**Exercise task**
Extract all lines containing "that".

Entries with chart source code
..........

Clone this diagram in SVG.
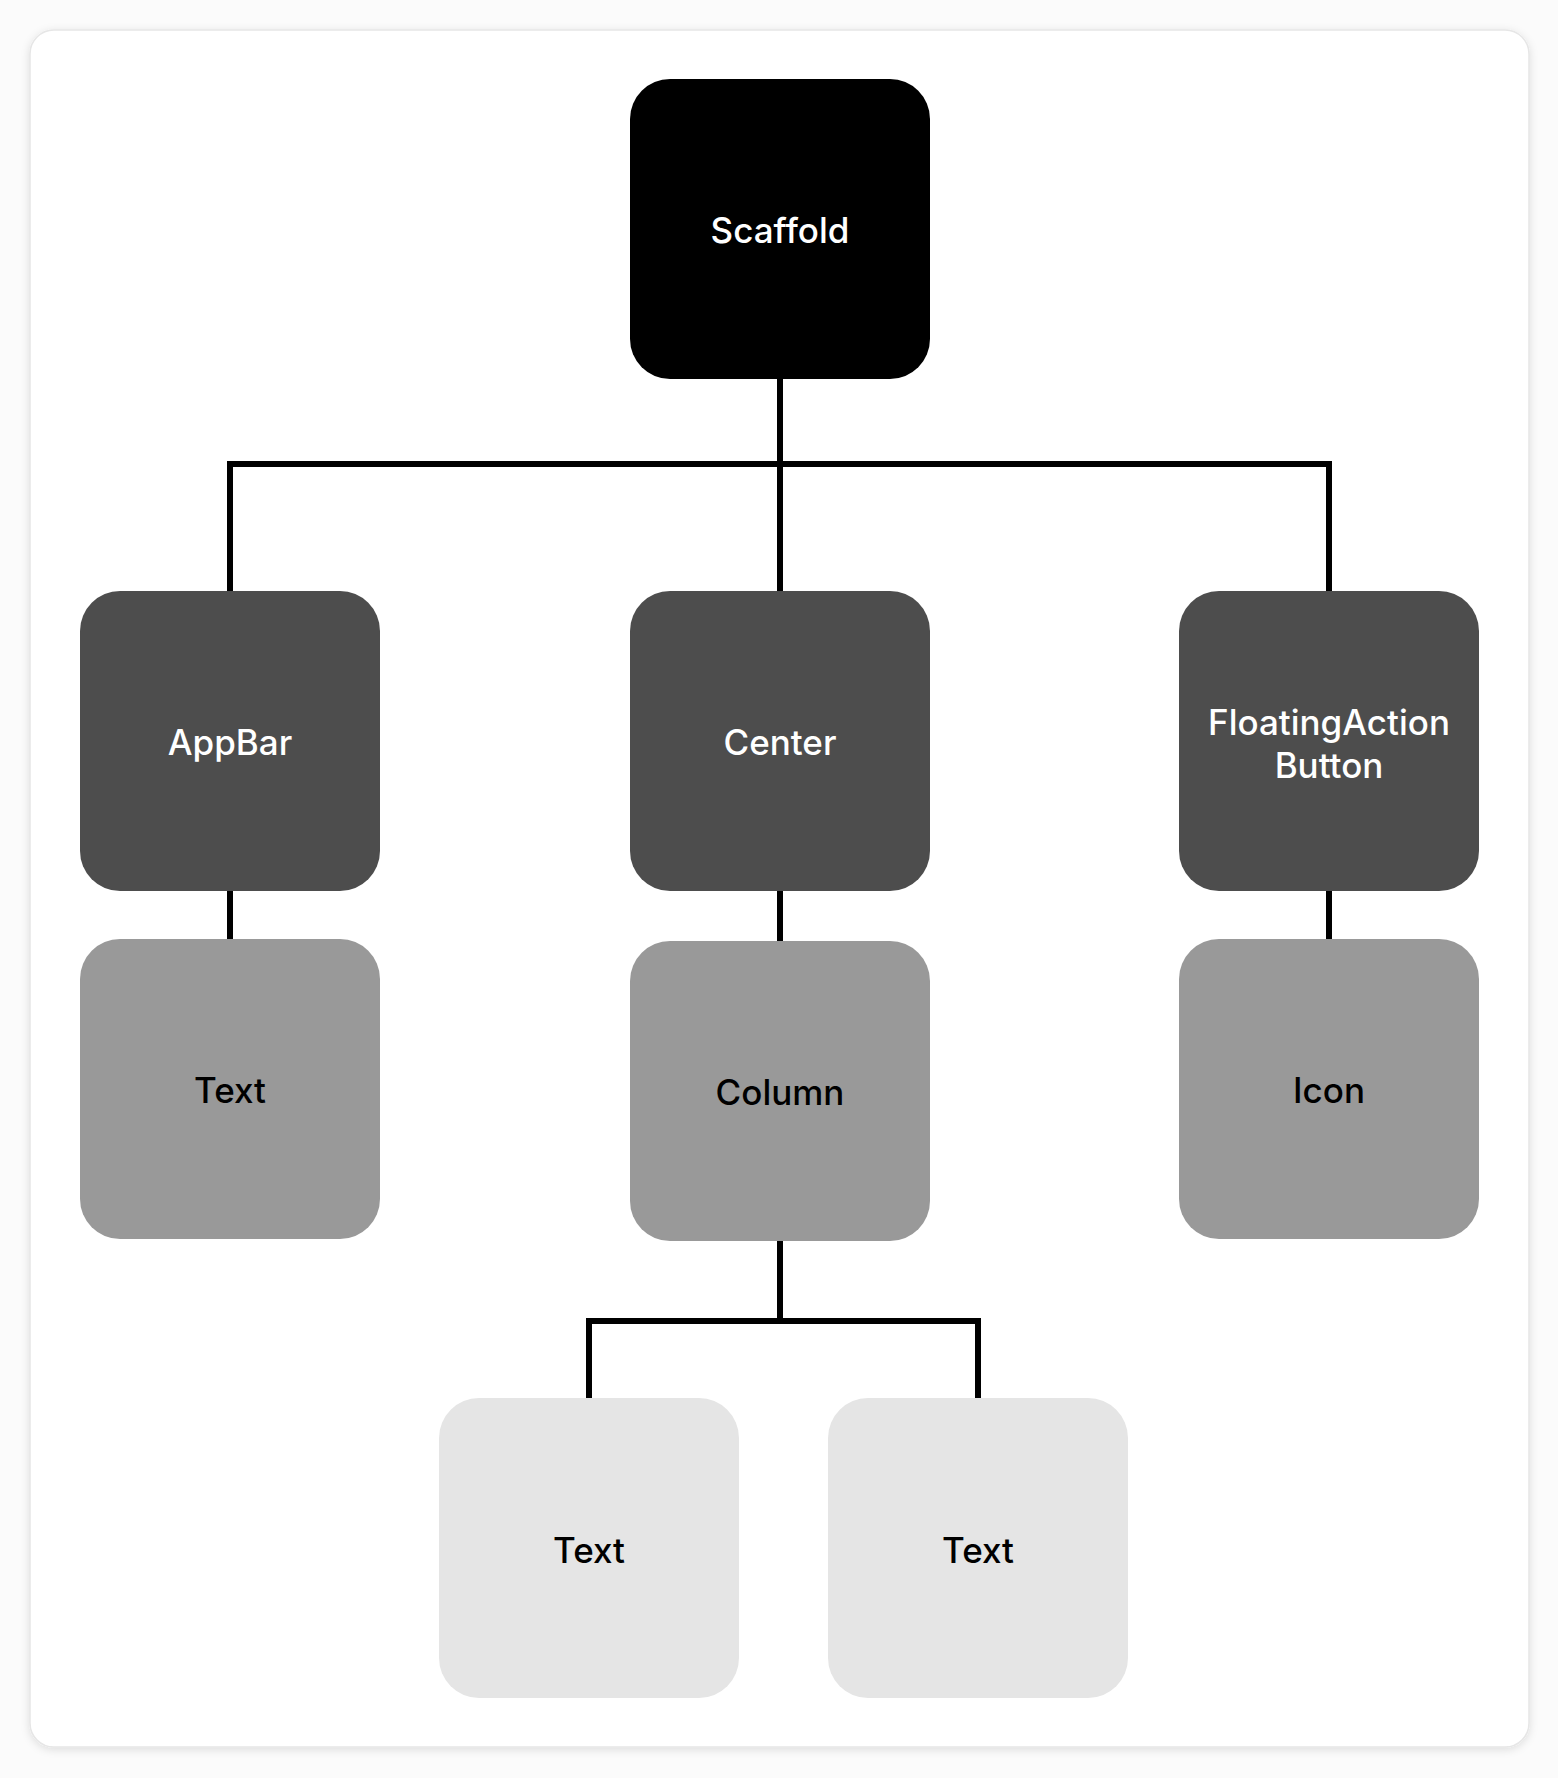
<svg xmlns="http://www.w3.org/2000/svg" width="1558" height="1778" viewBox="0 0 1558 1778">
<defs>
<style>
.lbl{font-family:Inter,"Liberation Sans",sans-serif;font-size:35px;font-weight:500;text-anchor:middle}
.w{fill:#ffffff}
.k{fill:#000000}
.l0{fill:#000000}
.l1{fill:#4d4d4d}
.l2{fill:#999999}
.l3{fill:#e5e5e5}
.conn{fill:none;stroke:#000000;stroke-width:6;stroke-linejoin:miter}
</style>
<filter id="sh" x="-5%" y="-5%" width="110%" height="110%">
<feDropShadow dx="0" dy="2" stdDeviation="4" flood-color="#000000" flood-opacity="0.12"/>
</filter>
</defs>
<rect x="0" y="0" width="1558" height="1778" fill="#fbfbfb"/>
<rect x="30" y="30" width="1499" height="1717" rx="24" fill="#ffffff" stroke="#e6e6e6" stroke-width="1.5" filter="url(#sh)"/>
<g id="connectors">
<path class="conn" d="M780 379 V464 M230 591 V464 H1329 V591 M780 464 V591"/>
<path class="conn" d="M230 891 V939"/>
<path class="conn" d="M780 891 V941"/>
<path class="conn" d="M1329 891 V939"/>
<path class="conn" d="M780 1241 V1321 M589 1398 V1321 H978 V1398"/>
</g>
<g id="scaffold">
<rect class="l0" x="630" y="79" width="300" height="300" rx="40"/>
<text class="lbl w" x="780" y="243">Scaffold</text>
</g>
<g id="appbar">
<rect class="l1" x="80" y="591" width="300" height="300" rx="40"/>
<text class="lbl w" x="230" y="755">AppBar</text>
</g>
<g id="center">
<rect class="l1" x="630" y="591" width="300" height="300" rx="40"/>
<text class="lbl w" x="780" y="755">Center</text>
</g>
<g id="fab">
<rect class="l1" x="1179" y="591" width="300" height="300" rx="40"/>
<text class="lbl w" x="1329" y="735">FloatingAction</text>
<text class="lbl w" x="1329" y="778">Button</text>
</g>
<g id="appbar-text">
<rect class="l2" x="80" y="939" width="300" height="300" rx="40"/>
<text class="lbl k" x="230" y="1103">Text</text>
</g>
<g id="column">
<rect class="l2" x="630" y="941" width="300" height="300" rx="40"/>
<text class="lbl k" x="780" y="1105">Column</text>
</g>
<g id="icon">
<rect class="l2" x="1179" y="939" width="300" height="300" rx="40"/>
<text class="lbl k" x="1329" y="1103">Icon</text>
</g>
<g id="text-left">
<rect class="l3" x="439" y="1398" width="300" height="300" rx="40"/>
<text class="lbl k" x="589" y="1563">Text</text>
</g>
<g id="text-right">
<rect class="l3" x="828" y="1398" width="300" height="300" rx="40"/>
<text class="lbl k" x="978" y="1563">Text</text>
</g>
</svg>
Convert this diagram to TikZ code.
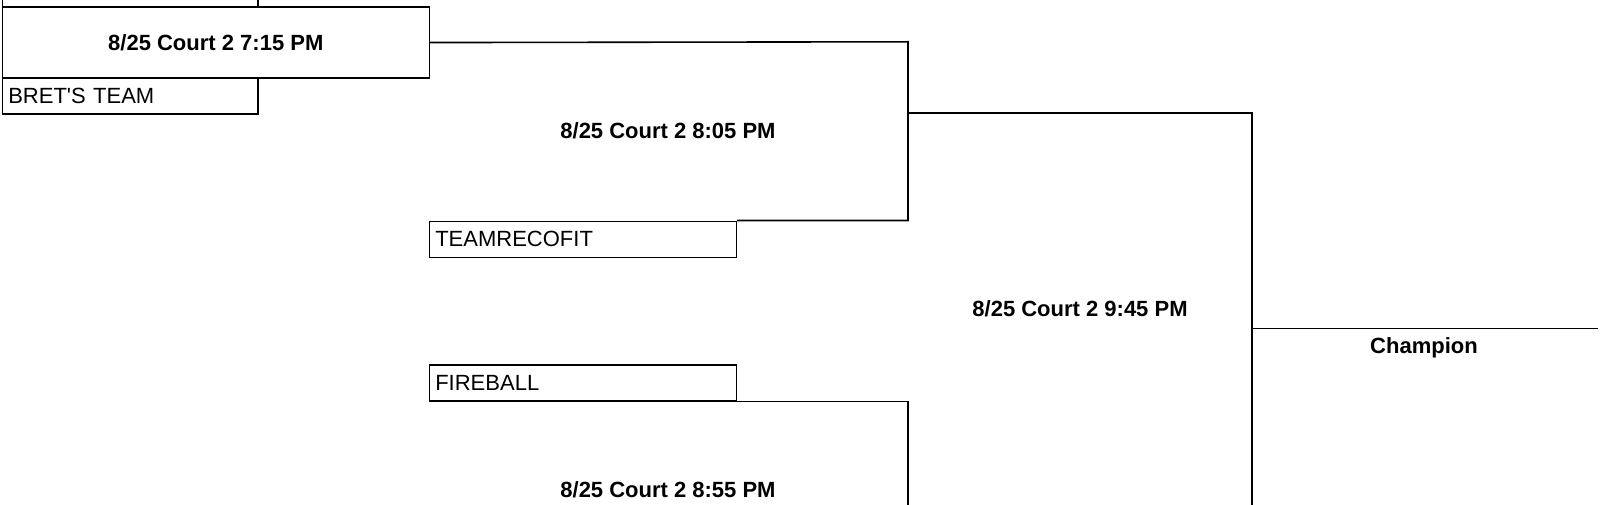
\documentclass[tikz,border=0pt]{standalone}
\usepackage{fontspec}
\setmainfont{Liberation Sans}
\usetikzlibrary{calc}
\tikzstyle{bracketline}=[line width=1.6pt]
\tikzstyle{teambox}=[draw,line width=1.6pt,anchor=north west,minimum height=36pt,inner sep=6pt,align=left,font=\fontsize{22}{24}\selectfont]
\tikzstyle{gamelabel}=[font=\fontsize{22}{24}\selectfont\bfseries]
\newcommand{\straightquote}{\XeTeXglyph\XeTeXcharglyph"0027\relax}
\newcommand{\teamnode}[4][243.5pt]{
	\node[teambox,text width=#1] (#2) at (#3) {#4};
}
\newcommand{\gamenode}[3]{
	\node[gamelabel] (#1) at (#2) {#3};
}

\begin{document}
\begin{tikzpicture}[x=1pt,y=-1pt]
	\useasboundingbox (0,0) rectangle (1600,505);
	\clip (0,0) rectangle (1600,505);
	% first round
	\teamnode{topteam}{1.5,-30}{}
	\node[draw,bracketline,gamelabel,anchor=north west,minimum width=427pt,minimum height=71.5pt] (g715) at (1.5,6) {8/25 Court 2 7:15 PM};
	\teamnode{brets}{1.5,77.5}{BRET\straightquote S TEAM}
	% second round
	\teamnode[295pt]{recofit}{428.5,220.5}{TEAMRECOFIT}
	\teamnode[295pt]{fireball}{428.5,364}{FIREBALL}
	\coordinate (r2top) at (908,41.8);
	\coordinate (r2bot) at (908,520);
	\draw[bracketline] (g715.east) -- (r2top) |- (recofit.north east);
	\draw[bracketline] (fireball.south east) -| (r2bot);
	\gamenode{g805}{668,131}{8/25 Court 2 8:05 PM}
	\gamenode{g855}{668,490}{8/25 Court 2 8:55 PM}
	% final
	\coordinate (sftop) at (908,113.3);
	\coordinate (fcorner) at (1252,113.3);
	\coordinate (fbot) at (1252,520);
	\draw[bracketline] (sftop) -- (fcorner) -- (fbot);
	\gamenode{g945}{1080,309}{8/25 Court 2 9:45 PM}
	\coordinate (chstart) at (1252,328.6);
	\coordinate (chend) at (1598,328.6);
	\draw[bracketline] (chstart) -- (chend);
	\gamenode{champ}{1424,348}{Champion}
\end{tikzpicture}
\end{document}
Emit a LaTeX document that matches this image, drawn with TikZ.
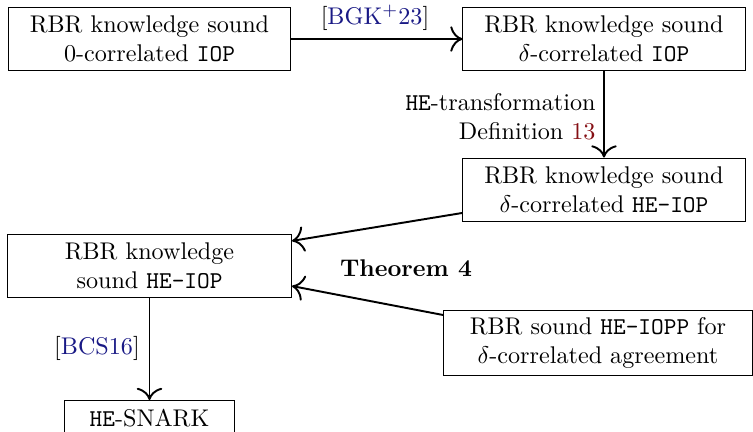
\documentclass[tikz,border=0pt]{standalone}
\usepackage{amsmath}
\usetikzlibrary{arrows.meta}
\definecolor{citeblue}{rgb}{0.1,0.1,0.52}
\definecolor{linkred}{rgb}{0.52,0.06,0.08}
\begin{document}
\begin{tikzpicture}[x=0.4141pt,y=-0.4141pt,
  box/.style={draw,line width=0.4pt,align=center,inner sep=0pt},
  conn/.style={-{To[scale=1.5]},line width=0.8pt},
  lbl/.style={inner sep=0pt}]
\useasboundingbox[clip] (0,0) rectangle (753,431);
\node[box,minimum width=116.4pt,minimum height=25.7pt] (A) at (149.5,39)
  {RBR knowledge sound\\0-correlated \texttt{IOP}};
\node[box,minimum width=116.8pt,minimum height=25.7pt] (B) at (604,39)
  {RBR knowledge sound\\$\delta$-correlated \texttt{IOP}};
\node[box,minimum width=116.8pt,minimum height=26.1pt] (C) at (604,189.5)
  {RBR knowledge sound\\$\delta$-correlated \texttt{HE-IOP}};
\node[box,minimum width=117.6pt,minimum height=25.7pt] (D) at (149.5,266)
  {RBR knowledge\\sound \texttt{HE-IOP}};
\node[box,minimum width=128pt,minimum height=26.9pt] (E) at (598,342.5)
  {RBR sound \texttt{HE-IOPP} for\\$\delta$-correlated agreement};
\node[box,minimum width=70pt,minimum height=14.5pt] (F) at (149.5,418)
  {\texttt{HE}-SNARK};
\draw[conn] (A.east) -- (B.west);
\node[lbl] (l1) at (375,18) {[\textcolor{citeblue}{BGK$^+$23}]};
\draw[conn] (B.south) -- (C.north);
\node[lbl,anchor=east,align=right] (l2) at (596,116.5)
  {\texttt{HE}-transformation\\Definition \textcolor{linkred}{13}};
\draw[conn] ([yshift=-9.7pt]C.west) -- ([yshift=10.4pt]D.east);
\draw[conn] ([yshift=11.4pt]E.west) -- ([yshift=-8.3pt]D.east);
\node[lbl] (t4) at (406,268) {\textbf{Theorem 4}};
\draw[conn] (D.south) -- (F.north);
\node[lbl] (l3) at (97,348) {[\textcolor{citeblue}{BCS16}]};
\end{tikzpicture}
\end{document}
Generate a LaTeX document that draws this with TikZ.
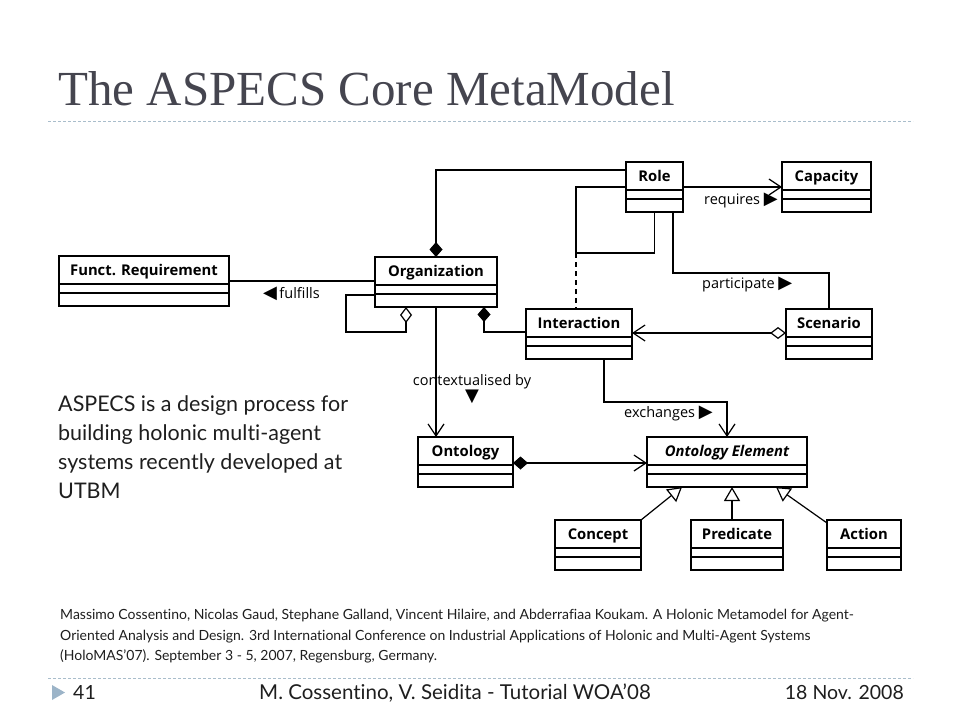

..........

**Response to this exercise**
Emit a LaTeX document that matches this image, drawn with TikZ.
Generate a LaTeX document that draws this with TikZ.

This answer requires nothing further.